Opt-Out Mechanism Proof of Concept: Why You Need One Before Production

An opt-out mechanism proof of concept is not just a prototype. It is the controlled, end-to-end validation that your system can handle the precision, scale, and compliance demands of user choice. Without it, you risk slow response times, inconsistent data states, and regulatory failure.

Start by defining the scope of the opt-out mechanism. This includes identifying every touchpoint where a user can signal opt-out: web forms, API endpoints, account settings, and third-party integrations. Ensure each is captured in a central event stream. This core data is your source of truth.

Next, model the execution path. For a proof of concept, simulate heavy load against your endpoints with varied request types. Measure latency, queue depth, and the accuracy of downstream data changes. Include failure modes—dropped events, retries, and poisoned message queues—to assess resilience.

Security and compliance checks must be embedded early. The proof of concept should validate encryption for opt-out payloads, role-based access to the control panel, and audit logging that covers both successful and denied requests. Regulatory bodies expect these controls; your POC needs to show they hold under strain.

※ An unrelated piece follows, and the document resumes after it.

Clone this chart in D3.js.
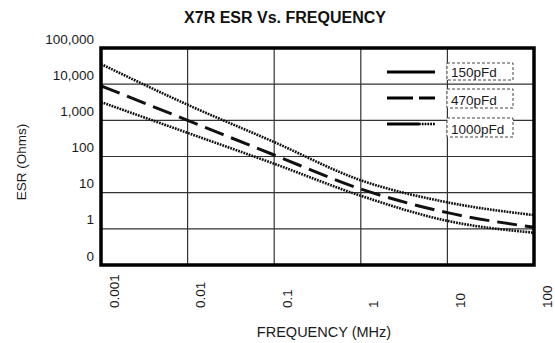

Integration testing is critical. If your system broadcasts opt-out signals to partners, build stubs to mimic their acknowledgment flow. Monitor whether the completion signal reaches all required destinations, even when external services return errors or time out.

Finally, document metrics and outcomes. A solid opt-out mechanism proof of concept leaves you with a clear performance profile, failure handling plan, and compliance evidence. These are non-negotiable before production rollout.